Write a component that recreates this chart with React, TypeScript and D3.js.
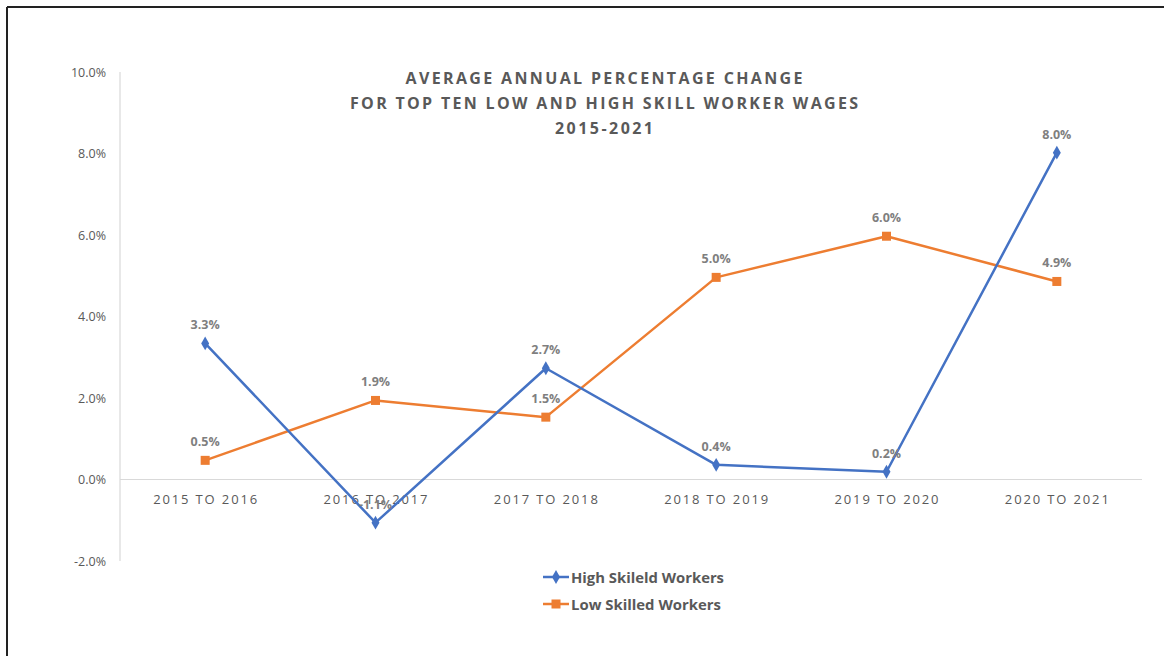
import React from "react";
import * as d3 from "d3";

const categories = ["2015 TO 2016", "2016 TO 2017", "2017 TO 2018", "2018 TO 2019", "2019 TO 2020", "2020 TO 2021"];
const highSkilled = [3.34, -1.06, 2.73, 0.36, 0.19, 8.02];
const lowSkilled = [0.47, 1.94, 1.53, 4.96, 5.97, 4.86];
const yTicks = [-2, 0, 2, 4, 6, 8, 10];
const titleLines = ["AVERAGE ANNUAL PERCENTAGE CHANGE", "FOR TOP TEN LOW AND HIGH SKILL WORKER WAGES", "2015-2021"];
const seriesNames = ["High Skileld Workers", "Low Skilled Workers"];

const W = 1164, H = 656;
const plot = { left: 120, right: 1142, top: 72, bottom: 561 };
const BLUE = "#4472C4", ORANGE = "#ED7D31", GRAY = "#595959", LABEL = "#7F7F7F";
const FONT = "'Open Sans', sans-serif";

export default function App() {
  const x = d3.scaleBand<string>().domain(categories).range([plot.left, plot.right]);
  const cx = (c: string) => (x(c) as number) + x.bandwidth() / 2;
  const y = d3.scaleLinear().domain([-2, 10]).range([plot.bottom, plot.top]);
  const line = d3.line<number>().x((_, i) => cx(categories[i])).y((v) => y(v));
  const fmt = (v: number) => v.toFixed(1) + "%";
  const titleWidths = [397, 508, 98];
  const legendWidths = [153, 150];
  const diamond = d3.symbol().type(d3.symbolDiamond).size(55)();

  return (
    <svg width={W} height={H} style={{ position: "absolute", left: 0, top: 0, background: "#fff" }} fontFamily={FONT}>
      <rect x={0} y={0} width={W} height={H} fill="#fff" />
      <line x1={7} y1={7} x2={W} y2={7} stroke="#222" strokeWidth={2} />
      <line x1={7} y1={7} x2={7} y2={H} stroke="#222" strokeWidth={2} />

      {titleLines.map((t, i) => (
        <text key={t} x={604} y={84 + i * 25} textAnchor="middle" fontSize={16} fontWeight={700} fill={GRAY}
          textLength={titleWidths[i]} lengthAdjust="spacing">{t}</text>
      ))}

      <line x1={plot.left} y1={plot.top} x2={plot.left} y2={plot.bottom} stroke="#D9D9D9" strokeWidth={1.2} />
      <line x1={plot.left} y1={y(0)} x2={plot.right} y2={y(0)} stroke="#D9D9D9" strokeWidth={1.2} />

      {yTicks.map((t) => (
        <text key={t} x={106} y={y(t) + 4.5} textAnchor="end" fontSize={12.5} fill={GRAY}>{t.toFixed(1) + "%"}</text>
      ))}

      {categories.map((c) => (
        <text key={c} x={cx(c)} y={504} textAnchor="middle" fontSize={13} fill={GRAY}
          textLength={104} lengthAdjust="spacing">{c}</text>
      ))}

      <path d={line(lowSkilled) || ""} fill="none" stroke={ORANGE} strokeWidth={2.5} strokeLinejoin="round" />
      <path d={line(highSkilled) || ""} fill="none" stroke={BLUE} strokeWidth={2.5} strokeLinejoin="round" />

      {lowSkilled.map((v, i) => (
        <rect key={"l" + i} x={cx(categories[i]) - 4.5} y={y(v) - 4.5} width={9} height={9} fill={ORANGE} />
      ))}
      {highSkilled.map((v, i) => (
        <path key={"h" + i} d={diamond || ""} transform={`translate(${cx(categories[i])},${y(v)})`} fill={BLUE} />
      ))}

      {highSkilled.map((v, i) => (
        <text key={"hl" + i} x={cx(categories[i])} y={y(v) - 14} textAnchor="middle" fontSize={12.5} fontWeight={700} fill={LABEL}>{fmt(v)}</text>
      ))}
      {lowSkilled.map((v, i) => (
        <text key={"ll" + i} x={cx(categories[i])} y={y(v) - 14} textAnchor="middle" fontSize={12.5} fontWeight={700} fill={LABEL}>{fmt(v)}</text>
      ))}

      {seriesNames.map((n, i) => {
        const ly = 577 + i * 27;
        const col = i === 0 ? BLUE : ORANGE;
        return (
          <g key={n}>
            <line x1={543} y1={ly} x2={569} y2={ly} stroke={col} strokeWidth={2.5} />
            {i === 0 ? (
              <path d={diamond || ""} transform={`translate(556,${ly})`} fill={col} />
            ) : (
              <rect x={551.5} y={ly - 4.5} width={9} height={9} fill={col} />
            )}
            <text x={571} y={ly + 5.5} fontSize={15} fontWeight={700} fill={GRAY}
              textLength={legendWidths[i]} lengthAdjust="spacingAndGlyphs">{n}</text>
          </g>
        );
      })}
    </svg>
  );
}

========================================================================

* [Job] Repeat the material above verbatim, with no pictures in the output.

* [Full answer]
Write a component that recreates this chart with React, TypeScript and D3.js.
import React from "react";
import * as d3 from "d3";

const categories = ["2015 TO 2016", "2016 TO 2017", "2017 TO 2018", "2018 TO 2019", "2019 TO 2020", "2020 TO 2021"];
const highSkilled = [3.34, -1.06, 2.73, 0.36, 0.19, 8.02];
const lowSkilled = [0.47, 1.94, 1.53, 4.96, 5.97, 4.86];
const yTicks = [-2, 0, 2, 4, 6, 8, 10];
const titleLines = ["AVERAGE ANNUAL PERCENTAGE CHANGE", "FOR TOP TEN LOW AND HIGH SKILL WORKER WAGES", "2015-2021"];
const seriesNames = ["High Skileld Workers", "Low Skilled Workers"];

const W = 1164, H = 656;
const plot = { left: 120, right: 1142, top: 72, bottom: 561 };
const BLUE = "#4472C4", ORANGE = "#ED7D31", GRAY = "#595959", LABEL = "#7F7F7F";
const FONT = "'Open Sans', sans-serif";

export default function App() {
  const x = d3.scaleBand<string>().domain(categories).range([plot.left, plot.right]);
  const cx = (c: string) => (x(c) as number) + x.bandwidth() / 2;
  const y = d3.scaleLinear().domain([-2, 10]).range([plot.bottom, plot.top]);
  const line = d3.line<number>().x((_, i) => cx(categories[i])).y((v) => y(v));
  const fmt = (v: number) => v.toFixed(1) + "%";
  const titleWidths = [397, 508, 98];
  const legendWidths = [153, 150];
  const diamond = d3.symbol().type(d3.symbolDiamond).size(55)();

  return (
    <svg width={W} height={H} style={{ position: "absolute", left: 0, top: 0, background: "#fff" }} fontFamily={FONT}>
      <rect x={0} y={0} width={W} height={H} fill="#fff" />
      <line x1={7} y1={7} x2={W} y2={7} stroke="#222" strokeWidth={2} />
      <line x1={7} y1={7} x2={7} y2={H} stroke="#222" strokeWidth={2} />

      {titleLines.map((t, i) => (
        <text key={t} x={604} y={84 + i * 25} textAnchor="middle" fontSize={16} fontWeight={700} fill={GRAY}
          textLength={titleWidths[i]} lengthAdjust="spacing">{t}</text>
      ))}

      <line x1={plot.left} y1={plot.top} x2={plot.left} y2={plot.bottom} stroke="#D9D9D9" strokeWidth={1.2} />
      <line x1={plot.left} y1={y(0)} x2={plot.right} y2={y(0)} stroke="#D9D9D9" strokeWidth={1.2} />

      {yTicks.map((t) => (
        <text key={t} x={106} y={y(t) + 4.5} textAnchor="end" fontSize={12.5} fill={GRAY}>{t.toFixed(1) + "%"}</text>
      ))}

      {categories.map((c) => (
        <text key={c} x={cx(c)} y={504} textAnchor="middle" fontSize={13} fill={GRAY}
          textLength={104} lengthAdjust="spacing">{c}</text>
      ))}

      <path d={line(lowSkilled) || ""} fill="none" stroke={ORANGE} strokeWidth={2.5} strokeLinejoin="round" />
      <path d={line(highSkilled) || ""} fill="none" stroke={BLUE} strokeWidth={2.5} strokeLinejoin="round" />

      {lowSkilled.map((v, i) => (
        <rect key={"l" + i} x={cx(categories[i]) - 4.5} y={y(v) - 4.5} width={9} height={9} fill={ORANGE} />
      ))}
      {highSkilled.map((v, i) => (
        <path key={"h" + i} d={diamond || ""} transform={`translate(${cx(categories[i])},${y(v)})`} fill={BLUE} />
      ))}

      {highSkilled.map((v, i) => (
        <text key={"hl" + i} x={cx(categories[i])} y={y(v) - 14} textAnchor="middle" fontSize={12.5} fontWeight={700} fill={LABEL}>{fmt(v)}</text>
      ))}
      {lowSkilled.map((v, i) => (
        <text key={"ll" + i} x={cx(categories[i])} y={y(v) - 14} textAnchor="middle" fontSize={12.5} fontWeight={700} fill={LABEL}>{fmt(v)}</text>
      ))}

      {seriesNames.map((n, i) => {
        const ly = 577 + i * 27;
        const col = i === 0 ? BLUE : ORANGE;
        return (
          <g key={n}>
            <line x1={543} y1={ly} x2={569} y2={ly} stroke={col} strokeWidth={2.5} />
            {i === 0 ? (
              <path d={diamond || ""} transform={`translate(556,${ly})`} fill={col} />
            ) : (
              <rect x={551.5} y={ly - 4.5} width={9} height={9} fill={col} />
            )}
            <text x={571} y={ly + 5.5} fontSize={15} fontWeight={700} fill={GRAY}
              textLength={legendWidths[i]} lengthAdjust="spacingAndGlyphs">{n}</text>
          </g>
        );
      })}
    </svg>
  );
}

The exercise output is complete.